Earlier this month, the South African Reserve Bank announced that the interest rate would go up by 25 points. The announcement came amid a 50 point increase imposed by the Reserve Bank earlier this year. Economists predict a further interest rate increase that could see the prime rate rise to 9.75% and some even suggest that we could see a prime rate of 10% within the next 18 months.

In light of this, many consumers are wondering whether now would be a good time to fix or float their home loans. But according to Mike van Alphen, National Manager of Rawson Finance, it appears that we are in an increasing rate market, which is not a good time for fixing rates.

Not a good time to fix home loan rates

South Africa’s economy has experienced an extended period of abnormally low interest rates since 2008. Nine years ago, the prime rate reached 15.5% while in 1984 it reached 25%.

The new rate will affect consumers’ ability to borrow money and many consumers could be considering ways in which they can beat the market by either fixing their rates.

Van Alphen explains that a fixed rate is always 2% or more above the floating rate, depending on the period that the client decides they want to fix their rate for.

“The periods offered vary from bank to bank but normally a rate can be fixed from 12 to 60 months. The longer the fixed period, the higher the rate is above the floating rate. A client can beat the market if his fixed rate falls below the floating rate in a rising interest rate market. But this will happen only if the fixed rate remains lower for a longer period time than what it was above the floating rate,” says Van Alphen.

But this is unlikely to happen. Van Alphen used the scenario where should a bondholder fix his rate today at 11.50% for five years and the rate climbs above that (an increase of 3% on today’s open bond rate), his fixed rate would be just below the open rate. But for him to have beaten the market the rate would have had to climb to this level in the next two years and then continue to climb over the following three years.

Van Alphen adds that the benefit of a fixed rate is that it allows the client to budget more easily and plan future expenditure more accurately because the fixed rate will not be influenced by the floating rate’s increases.

“At the end of the fixed period, the client has the option of converting to a fluctuating rate or fixing the rate for a further period of time taking into account the market trend at that time and the client’s personal financial circumstances,” says Van Alphen.

Consumers, who are now aware of the pitfalls of having a fixed rate as an option, could be considering the benefits of opting for floating rates when it comes to their home loans.
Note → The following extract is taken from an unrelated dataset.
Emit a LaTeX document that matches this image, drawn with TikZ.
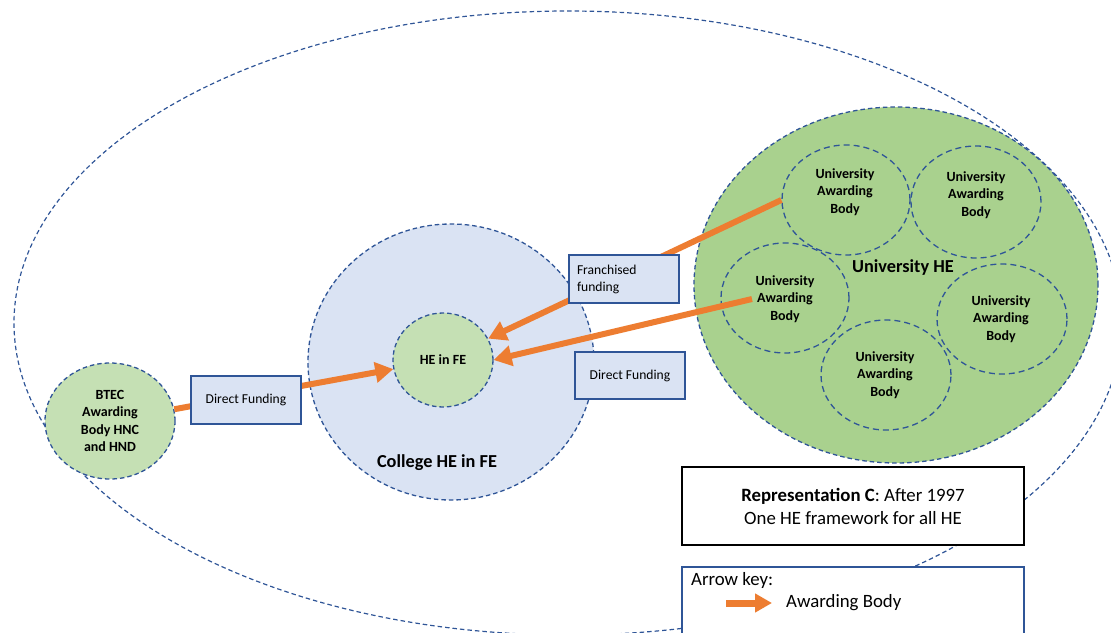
\documentclass[tikz,border=0pt]{standalone}
\usepackage{fontspec}
\setmainfont{Carlito}
\usetikzlibrary{shapes.geometric,arrows.meta}

\definecolor{ringblue}{HTML}{2F5597}
\definecolor{unigreen}{HTML}{A9D18E}
\definecolor{palegreen}{HTML}{C5E0B4}
\definecolor{paleblue}{HTML}{DAE3F3}
\definecolor{awardorange}{HTML}{ED7D31}

\newcommand{\smallbold}{\bfseries\fontsize{14}{17.5}\selectfont}
\newcommand{\boxfont}{\fontsize{13.6}{17}\selectfont}
\newcommand{\bigbold}{\bfseries\fontsize{18.3}{22}\selectfont}
\newcommand{\keyfont}{\fontsize{18.8}{23}\selectfont}

\begin{document}
\begin{tikzpicture}[x=1pt,y=-1pt,
  outerring/.style={ellipse, draw=ringblue, line width=1.2pt,
    dash pattern=on 4.5pt off 3pt, inner sep=0pt},
  filledring/.style={ellipse, draw=ringblue, line width=1.3pt,
    dash pattern=on 4.5pt off 3pt, inner sep=0pt},
  bodyring/.style={ellipse, draw=ringblue, line width=1.3pt,
    dash pattern=on 6pt off 4pt, inner sep=0pt},
  unitext/.style={font=\smallbold, align=center, inner sep=0pt},
  fundbox/.style={rectangle, draw=ringblue, line width=1.5pt, fill=paleblue,
    font=\boxfont, inner sep=0pt, minimum width=110pt, minimum height=48pt},
  keybox/.style={rectangle, fill=white, line width=1.5pt, inner sep=0pt,
    minimum width=342pt},
  awardarrow/.style={draw=awardorange, line width=6pt,
    -{Triangle[length=18pt,width=20pt]}}
]
\useasboundingbox (0,0) rectangle (1111,632);
\clip (0,0) rectangle (1111,632);

% outer frame enclosing all HE
\node[outerring, minimum width=1108pt, minimum height=624pt] (allhe) at (568,323) {};

% the two sectors
\node[filledring, fill=unigreen, minimum width=404pt, minimum height=356pt] (uni) at (896,285) {};
\node[filledring, fill=paleblue, minimum width=286pt, minimum height=276pt] (college) at (451,362) {};

% university awarding bodies
\node[bodyring, minimum width=128pt, minimum height=110pt] (uA) at (846,200) {};
\node[bodyring, minimum width=130pt, minimum height=112pt] (uB) at (976,202) {};
\node[bodyring, minimum width=128pt, minimum height=110pt] (uC) at (785,298) {};
\node[bodyring, minimum width=130pt, minimum height=110pt] (uD) at (886,375) {};
\node[bodyring, minimum width=130pt, minimum height=110pt] (uE) at (1002,319) {};

\node[unitext] (tA) at (845,192) {University\\Awarding\\Body};
\node[unitext] (tB) at (976,195) {University\\Awarding\\Body};
\node[unitext] (tC) at (785,299) {University\\Awarding\\Body};
\node[unitext] (tD) at (885,375) {University\\Awarding\\Body};
\node[unitext] (tE) at (1001,319) {University\\Awarding\\Body};

\node[font=\bigbold, inner sep=0pt] (unilabel) at (903,268) {University HE};

% college and awarding bodies
\node[filledring, fill=palegreen, minimum width=100pt, minimum height=94pt,
  font=\smallbold] (hefe) at (443,360) {HE in FE};
\node[filledring, fill=palegreen, minimum width=130pt, minimum height=116pt,
  font=\smallbold, align=center] (btec) at (110,421) {BTEC\\Awarding\\Body HNC\\and HND};
\node[font=\bigbold, inner sep=0pt] (collegelabel) at (437,463) {College HE in FE};

% awarding-body arrows
\coordinate (cstart) at (752,299);
\draw[awardarrow] (btec) -- (hefe);
\draw[awardarrow] (uA.west) -- (hefe);
\draw[awardarrow] (cstart) -- (hefe.east);

% funding boxes
\node[fundbox] (directleft) at (246,400) {Direct Funding};
\node[fundbox, text width=94pt, inner xsep=8pt, align=left] (franchised) at (624,279)
  {Franchised\\funding};
\node[fundbox, minimum height=47pt] (directright) at (630,375.5) {Direct Funding};

% caption and key
\node[keybox, draw=black, minimum height=78pt, font=\keyfont, align=center] (caption)
  at (853,506) {\textbf{Representation C}: After 1997\\One HE framework for all HE};
\node[keybox, draw=ringblue, minimum height=90pt] (key) at (853,612) {};
\node[font=\keyfont, anchor=west, inner sep=0pt] (keytitle) at (691,580) {Arrow key:};
\coordinate (keytail) at (726,603);
\coordinate (keytip) at (772,603);
\draw[awardarrow, line width=7pt, -{Triangle[length=17pt,width=18pt]}] (keytail) -- (keytip);
\node[font=\keyfont, anchor=west, inner sep=0pt] (keylabel) at (786,603) {Awarding Body};
\end{tikzpicture}
\end{document}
Van Alphen says that due to that fact that the fixed rate being offered at the time may well be 2% to 4% higher than the then prime rate, the gap may widen should the prime rate go down during the period of the fixed mortgage. Within a fluctuating/floating rate, the client would benefit from a decrease in the prime rate.

Van Alphen adds that a floating rate would be beneficial for any client who has a reasonable rate concession on their mortgage bond as they would lose this benefit should they fix the rate. Homeowners with a healthy income, subject to annual increases, may also benefit from a floating interest rate as they will be able to budget accordingly.

With all things to consider, which type of individual would then benefit by fixing the rates of their home loan?

Van Alphen says a fixed rate mortgage may well benefit clients who have minimum potential for future income growth as the fixed repayment will give them peace of mind and protect them from increasing repayment amounts as rates increase.

Jacques du Toit, Property Analyst at Absa, says the outlook for domestic interest rates for the rest of the year depends on global and domestic economic developments and movements in key economic indicators such as GDP growth, inflation and the factors affecting inflation. This will impact household and company finances as well as consumer and business confidence and spending.

“With household debt levels remaining relatively high, rising interest rates will cause debt repayments and debt servicing costs to increase and adversely affect consumers’ financial position and the demand for affordable credit,” says Du Toit.

Both Absa and FNB advise that a client should not consider fixing their interest rate during a period of rising rates as fixed rates would normally became unattractive as they would take into account future potential increases.

Absa announced that its prime lending and variable mortgage interest rates will rise from 9% to 9.25%, effective Friday, 18 July 2014.

The decision to fix or not is very much dependent on the homeowners personal financial position and must be very carefully considered by seeking the assistance of financial specialists.